In a Yahoo Singapore story titled ‘Hidden slums of Singapore revealed’ Andrew Loh describes conditions he witnessed in places where migrant workers are housed. He visits some of these places and has a video of what he saw:


He writes:

On the second floor lies the narrow doorway to the dormitory. Step inside and you are met with a room packed with 20 double-decker beds, stacked so tightly together there is hardly room to even walk or move around. The absence of storage space, such as cupboards or shelves, means possessions are strewn anywhere and everywhere.

Laundry is aired or dried inside the dormitory as well, given that there is also a lack of space outdoors for drying. Windows line one side of the wall but they hardly provide adequate ventilation. The room reeks of stale air.

There are 40 migrant workers in this one room.

From the video, it appears that he is visiting what we in TWC2 refers to as ‘Type 2 accommodation’: industrial buildings converted into living spaces. This is usually unsatisfactory because while the floor areas are biggish, it also means that the beds away from the exterior wall are too far from windows for fresh air. It also often means that the toilets and showers (if any) are too few for this density of housing. Industrial spaces are not designed to be so densely populated.
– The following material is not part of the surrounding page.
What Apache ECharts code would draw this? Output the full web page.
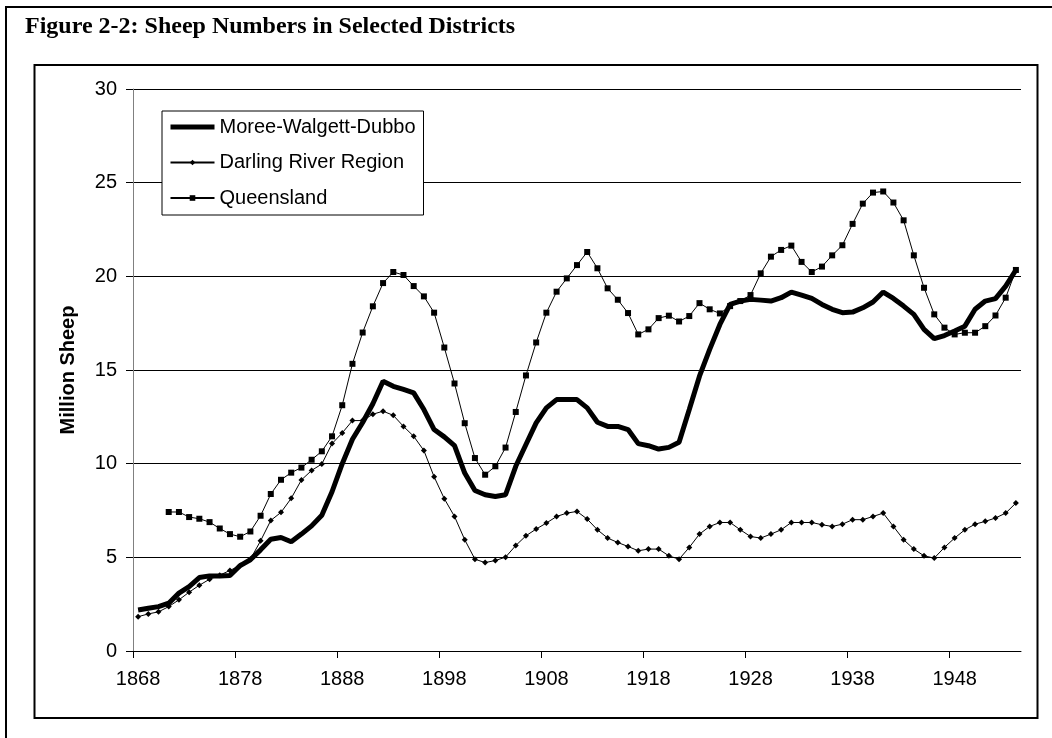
<!DOCTYPE html>
<html>
<head>
<meta charset="utf-8">
<title>Sheep Numbers in Selected Districts</title>
<script src="https://cdn.jsdelivr.net/npm/echarts@6/dist/echarts.min.js"></script>
<style>
  html, body { margin: 0; padding: 0; background: #fff; }
  #chart { width: 1052px; height: 738px; }
</style>
</head>
<body>
<div id="chart"></div>
<script>
// years on the category axis, one per point
const years = [];
for (let y = 1868; y <= 1954; y++) years.push(String(y));

// million sheep
const moree = [
  2.19, 2.28, 2.37, 2.55, 3.09, 3.44, 3.92, 4.01, 4.01, 4.03,
  4.56, 4.87, 5.40, 5.97, 6.06, 5.83, 6.24, 6.68, 7.25, 8.50,
  10.0, 11.3, 12.2, 13.2, 14.4, 14.13, 13.96, 13.78, 12.89, 11.82,
  11.43, 10.96, 9.50, 8.57, 8.34, 8.25, 8.34, 9.86, 11.02, 12.18,
  12.98, 13.42, 13.42, 13.42, 12.98, 12.21, 11.99, 11.99, 11.82, 11.07,
  10.96, 10.78, 10.87, 11.14, 12.89, 14.67, 16.10, 17.43, 18.50, 18.68,
  18.77, 18.73, 18.68, 18.86, 19.16, 19.00, 18.82, 18.50, 18.24, 18.06,
  18.09, 18.32, 18.63, 19.16, 18.82, 18.41, 17.97, 17.17, 16.67, 16.84,
  17.08, 17.34, 18.24, 18.68, 18.81, 19.48, 20.34
];

const darling = [
  1.83, 1.98, 2.09, 2.37, 2.73, 3.14, 3.51, 3.83, 4.05, 4.30,
  4.56, 4.90, 5.88, 6.97, 7.40, 8.15, 9.13, 9.64, 9.98, 11.07,
  11.64, 12.30, 12.30, 12.64, 12.80, 12.58, 11.99, 11.46, 10.70, 9.30,
  8.13, 7.18, 5.94, 4.90, 4.72, 4.83, 5.01, 5.63, 6.15, 6.51,
  6.83, 7.18, 7.36, 7.45, 7.04, 6.47, 6.03, 5.79, 5.58, 5.35,
  5.44, 5.44, 5.08, 4.90, 5.53, 6.24, 6.65, 6.86, 6.86, 6.47,
  6.11, 6.03, 6.24, 6.47, 6.86, 6.86, 6.86, 6.74, 6.65, 6.77,
  7.01, 7.01, 7.18, 7.36, 6.65, 5.94, 5.44, 5.08, 4.96, 5.53,
  6.03, 6.47, 6.77, 6.92, 7.10, 7.36, 7.90
];

// Queensland series begins in 1871
const queenslandStart = 1871;
const queensland = [
  7.42, 7.42, 7.15, 7.06, 6.88, 6.54, 6.24, 6.10, 6.38,
  7.22, 8.38, 9.14, 9.52, 9.79, 10.21, 10.66, 11.46, 13.12, 15.33,
  17.00, 18.40, 19.64, 20.23, 20.07, 19.48, 18.93, 18.06, 16.20, 14.28,
  12.16, 10.30, 9.41, 9.86, 10.86, 12.76, 14.71, 16.47, 18.06, 19.18,
  19.89, 20.60, 21.30, 20.43, 19.36, 18.75, 18.04, 16.90, 17.17, 17.77,
  17.90, 17.59, 17.88, 18.57, 18.24, 18.02, 18.41, 18.68, 19.00, 20.16,
  21.05, 21.41, 21.64, 20.77, 20.23, 20.52, 21.12, 21.66, 22.80, 23.88,
  24.47, 24.53, 23.94, 22.99, 21.12, 19.39, 17.97, 17.26, 16.90, 16.99,
  16.99, 17.34, 17.91, 18.86, 20.34
];

const xTickValues = [0, 10, 20, 30, 40, 50, 60, 70, 80];

const queenslandData = years.map(y => {
  const k = +y - queenslandStart;
  return k >= 0 ? queensland[k] : null;
});

const sans = 'Liberation Sans, Arial, sans-serif';
const chart = echarts.init(document.getElementById('chart'));

chart.setOption({
  animation: false,
  backgroundColor: '#fff',
  title: {
    text: 'Figure 2-2: Sheep Numbers in Selected Districts',
    left: 25,
    top: 15,
    padding: 0,
    textStyle: {
      fontFamily: 'Liberation Serif, Times New Roman, serif',
      fontWeight: 'bold',
      fontSize: 24,
      color: '#000'
    }
  },
  graphic: [
    {
      type: 'rect', silent: true, z: -1,
      shape: { x: 6, y: 7, width: 1200, height: 1000 },
      style: { fill: 'none', stroke: '#000', lineWidth: 2 }
    },
    {
      type: 'rect', silent: true, z: -1,
      shape: { x: 34.5, y: 65, width: 1003, height: 653 },
      style: { fill: 'none', stroke: '#000', lineWidth: 2 }
    }
  ],
  legend: {
    orient: 'vertical',
    left: 162,
    top: 111,
    padding: [5, 8, 6, 6],
    itemGap: 13.5,
    itemWidth: 44,
    itemHeight: 7,
    backgroundColor: '#fff',
    borderColor: '#000',
    borderWidth: 1,
    textStyle: { fontFamily: sans, fontSize: 20, lineHeight: 22, color: '#000' },
    data: [
      {
        name: 'Moree-Walgett-Dubbo',
        itemStyle: { color: 'rgba(0,0,0,0)', borderWidth: 0 },
        lineStyle: { color: '#000', width: 5 }
      },
      'Darling River Region',
      'Queensland'
    ]
  },
  grid: { left: 133, right: 31, top: 89, bottom: 87 },
  xAxis: [
    {
      type: 'category',
      data: years,
      boundaryGap: true,
      axisLine: { lineStyle: { color: '#000', width: 1 } },
      axisTick: { show: false },
      axisLabel: {
        interval: 9,
        margin: 18,
        fontFamily: sans,
        fontSize: 20,
        color: '#000'
      },
      splitLine: { show: false }
    },
    {
      // only draws the tick marks on the category boundaries
      type: 'value',
      position: 'bottom',
      min: 0,
      max: years.length,
      interval: 10,
      axisLine: { show: false },
      axisTick: {
        show: true,
        length: 7,
        customValues: xTickValues,
        lineStyle: { color: '#000' }
      },
      axisLabel: { show: false },
      splitLine: { show: false }
    }
  ],
  yAxis: {
    type: 'value',
    min: 0,
    max: 30,
    interval: 5,
    name: 'Million Sheep',
    nameLocation: 'middle',
    nameRotate: 90,
    nameGap: 55,
    nameTextStyle: { fontFamily: sans, fontSize: 20, fontWeight: 'bold', color: '#000' },
    axisLine: { show: true, lineStyle: { color: '#808080', width: 1 } },
    axisTick: { show: true, length: 7, lineStyle: { color: '#000' } },
    axisLabel: { margin: 16, fontFamily: sans, fontSize: 20, color: '#000' },
    splitLine: { lineStyle: { color: '#000', width: 1 } }
  },
  series: [
    {
      name: 'Moree-Walgett-Dubbo',
      type: 'line',
      data: moree,
      symbol: 'none',
      lineStyle: { color: '#000', width: 5 },
      itemStyle: { color: '#000' }
    },
    {
      name: 'Darling River Region',
      type: 'line',
      data: darling,
      symbol: 'diamond',
      symbolSize: 6,
      showAllSymbol: true,
      lineStyle: { color: '#000', width: 1 },
      itemStyle: { color: '#000' }
    },
    {
      name: 'Queensland',
      type: 'line',
      data: queenslandData,
      symbol: 'rect',
      symbolSize: 6,
      showAllSymbol: true,
      lineStyle: { color: '#000', width: 1 },
      itemStyle: { color: '#000' }
    }
  ]
});
</script>
</body>
</html>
Here for example is a photo by Andrew Loh of the shower space of a dorm. If you look more closely, you will observe that it was probably just a balcony — you can see a concrete parapet wall  up to about 0.9 metres, and then what looks like plywood from 0.9 metres to about 1.7 metres high.

Shower room -- sort of. Photo: Andrew Loh

Shower room — sort of. Photo: Andrew Loh

In the article, Andrew discusses why these conditions persist.

The conditions are, quite honestly, appalling. It is even more unacceptable when one considers that employers are required to furnish the MOM with the addresses where their workers are put up, that the authorities claim to conduct regular inspections of these areas, and the fact that these dormitories have been around for quite some time. There is no reason for the authorities not to be aware of the existence and locations of these dormitories.

He further points out, however, that

What MOM should realise, however, is the fear among the workers of speaking up and raising concerns which they have.

When this writer spoke to the workers in these dormitories, virtually all of them seemed resigned to their fate, even as they endure their inhumane living conditions. As one of the workers told me, “I tell [about this bad living condition], my boss will send me home. So, how to tell?”

TWC2’s position is that nothing will improve if workers are not empowered to complain, and protected from being penalised for complaining. Not only should MOM put in place a confidential whistle-blower hotline, workers should be freed from being tied to their employers. They should be free to resign anytime and transfer to a new job without facing the threat of repatriation. When workers can vote with their feet, employers will start to pay attention to work, pay and housing conditions.